When they balked at entering, they said Mr. Heo threatened
to tell the North Korean authorities that they often watched South Korean
movies in China, a serious crime for North Korean workers abroad.
“I blackmailed them and told them to make a choice: ‘If you
return home, you die, and if you follow me, you live,’” Mr. Heo said. “I am now
remorseful for what I did.”
Inside the embassy, the women signed statements that they
were defecting of their own free will.
They said working in China had been their dream because they
could earn in a month what they made in a year in North Korea. It was also
their only chance to travel outside their isolated, impoverished country.
Now in South Korea against their will but unable to return
home, they said that they have struggled to adjust, attending schools, working
part-time jobs and learning to speak with a South Korean accent.

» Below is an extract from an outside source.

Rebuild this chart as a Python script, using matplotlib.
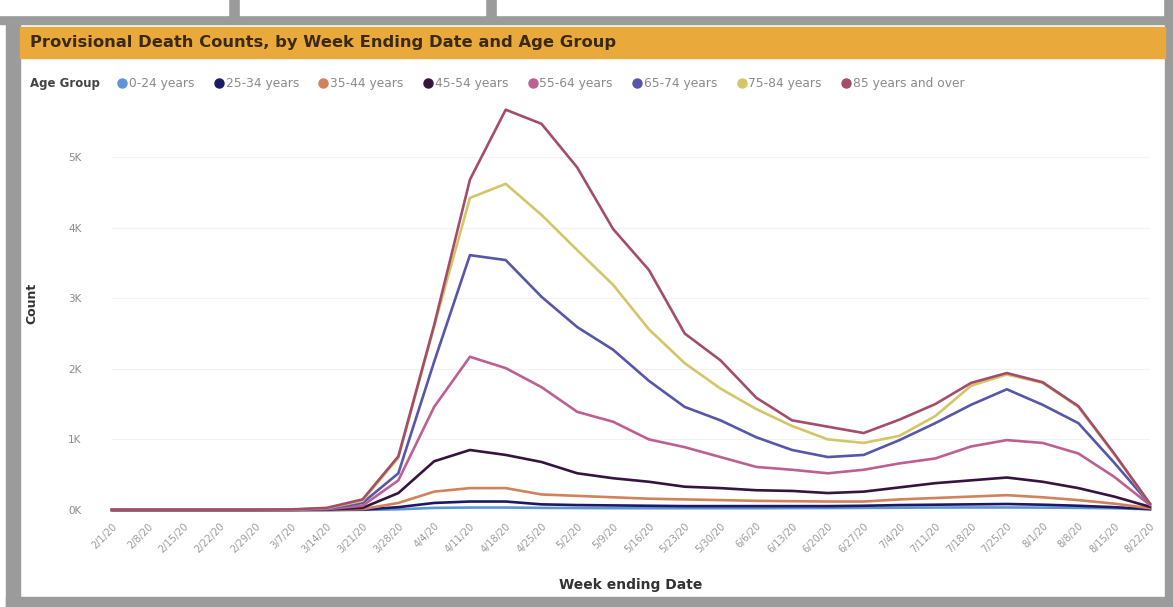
import matplotlib.pyplot as plt
from matplotlib.patches import Rectangle
from matplotlib.lines import Line2D

# week ending dates (x axis)
weeks = ['2/1/20', '2/8/20', '2/15/20', '2/22/20', '2/29/20', '3/7/20', '3/14/20',
         '3/21/20', '3/28/20', '4/4/20', '4/11/20', '4/18/20', '4/25/20', '5/2/20',
         '5/9/20', '5/16/20', '5/23/20', '5/30/20', '6/6/20', '6/13/20', '6/20/20',
         '6/27/20', '7/4/20', '7/11/20', '7/18/20', '7/25/20', '8/1/20', '8/8/20',
         '8/15/20', '8/22/20']

age_groups = ['0-24 years', '25-34 years', '35-44 years', '45-54 years',
              '55-64 years', '65-74 years', '75-84 years', '85 years and over']

# death counts
age_0_24 = [0, 0, 0, 0, 0, 0, 0, 2, 10, 30, 35, 35, 30, 28, 26, 25, 25, 25, 25, 27,
            28, 30, 32, 35, 36, 36, 34, 30, 25, 10]
age_25_34 = [0, 0, 0, 0, 0, 0, 1, 5, 40, 100, 120, 120, 80, 70, 65, 60, 55, 55, 55, 55,
             55, 60, 70, 75, 80, 85, 75, 60, 40, 12]
age_35_44 = [0, 0, 0, 0, 0, 1, 3, 12, 100, 260, 310, 310, 220, 200, 180, 160, 150, 140,
             130, 125, 120, 120, 150, 170, 190, 210, 180, 140, 90, 25]
age_45_54 = [1, 1, 1, 1, 1, 2, 6, 30, 240, 690, 850, 780, 680, 520, 450, 400, 330, 310,
             280, 270, 240, 260, 320, 380, 420, 460, 400, 310, 190, 45]
age_55_64 = [2, 2, 2, 2, 2, 3, 12, 60, 420, 1460, 2170, 2010, 1740, 1390, 1250, 1000,
             890, 750, 610, 570, 520, 570, 660, 730, 900, 990, 950, 800, 470, 70]
age_65_74 = [3, 3, 3, 3, 3, 5, 20, 100, 520, 2100, 3610, 3540, 3020, 2590, 2270, 1830,
             1460, 1270, 1030, 850, 750, 780, 990, 1230, 1490, 1710, 1490, 1230, 670, 80]
age_75_84 = [4, 4, 4, 4, 4, 6, 25, 130, 740, 2600, 4420, 4620, 4180, 3680, 3190, 2560,
             2080, 1720, 1430, 1190, 1000, 950, 1050, 1330, 1760, 1920, 1800, 1460, 790, 85]
age_85_up = [5, 5, 5, 5, 5, 8, 30, 150, 760, 2620, 4680, 5670, 5470, 4850, 3980, 3400,
             2500, 2120, 1590, 1270, 1180, 1090, 1280, 1500, 1800, 1940, 1810, 1470, 800, 90]

series = [age_0_24, age_25_34, age_35_44, age_45_54,
          age_55_64, age_65_74, age_75_84, age_85_up]
colors = ['#5f95d6', '#1c1a66', '#d2825a', '#351440',
          '#bd6091', '#5656aa', '#d3c668', '#a44d6a']

W, H = 1173, 607
fig = plt.figure(figsize=(W / 100, H / 100), dpi=100)


def box(x0, y0, x1, y1, color):
    # rectangle in pixel coords, measured from the top left
    fig.patches.append(Rectangle((x0 / W, 1 - y1 / H), (x1 - x0) / W, (y1 - y0) / H,
                                 transform=fig.transFigure, color=color, zorder=0))


# dashboard frame around the visual
box(0, 0, W, 24, '#9b9b9b')
box(0, 0, 228, 15, '#ffffff')
box(240, 0, 485, 15, '#ffffff')
box(497, 0, 1163, 15, '#ffffff')
box(6, 24, 20, H, '#9b9b9b')
box(6, 597, W, H, '#9b9b9b')
box(1165, 24, W, H, '#9b9b9b')
box(20, 27, 1165, 58, '#eaa93b')

fig.text(30 / W, 1 - 43 / H, 'Provisional Death Counts, by Week Ending Date and Age Group',
         fontsize=11.8, fontweight='bold', color='#3b2a12', va='center', ha='left')

# legend
fig.text(30 / W, 1 - 84 / H, 'Age Group', fontsize=8.5, fontweight='bold',
         color='#444444', va='center', ha='left')
handles = [Line2D([], [], marker='o', ls='', color=c, markersize=6.5) for c in colors]
fig.legend(handles, age_groups, loc='center left', bbox_to_anchor=(116 / W, 1 - 84 / H),
           ncol=8, frameon=False, fontsize=8.8, handletextpad=0.05, columnspacing=1.5,
           handlelength=1.0, labelcolor='#8a8a8a', borderpad=0, borderaxespad=0)

ax = fig.add_axes([112 / W, 1 - 510 / H, (1150 - 112) / W, (510 - 97) / H])
x = list(range(len(weeks)))
for vals, c in zip(series, colors):
    ax.plot(x, vals, color=c, lw=1.9, clip_on=False, solid_joinstyle='round')

ax.set_xlim(0, len(weeks) - 1)
ax.set_ylim(0, 5850)
ax.set_yticks([0, 1000, 2000, 3000, 4000, 5000])
ax.set_yticklabels(['0K', '1K', '2K', '3K', '4K', '5K'], fontsize=7.5, color='#8a8a8a')
ax.set_xticks(x)
ax.set_xticklabels(weeks, rotation=45, ha='right', rotation_mode='anchor',
                   fontsize=7, color='#9a9a9a')
ax.tick_params(axis='y', length=0, pad=22)
ax.tick_params(axis='x', length=0, pad=8)
ax.grid(axis='y', color='#f2f2f2', lw=0.8)
ax.set_axisbelow(True)
for s in ax.spines.values():
    s.set_visible(False)

ax.set_ylabel('Count', fontsize=9, fontweight='bold', color='#333333')
ax.yaxis.set_label_coords(-(112 - 38) / 1038, 0.5)
ax.set_xlabel('Week ending Date', fontsize=10, fontweight='bold', color='#333333')
ax.xaxis.set_label_coords(0.5, -(578 - 510) / 413)

plt.savefig('out.png', dpi=100, facecolor='white')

They said they
hid their identities and refused until now to reveal their ordeal to avoid
harming their parents in the North, where families of defectors are often
treated as traitors.
“It has been so hard for me because I wanted to tell my
parents that I am O.K., but I can’t,” one woman said.
Mr. Heo said he decided to speak out because President Park
was impeached after he defected and the intelligence agency never gave him the
rewards it had promised. He said he also realized, after arriving in the South,
that the timing of the group’s defection was moved up more than a month to help
rally conservative votes in parliamentary elections.
“They had me believe that this was a big patriotic
operation,” he said. “But they used me and then shot me in the back.”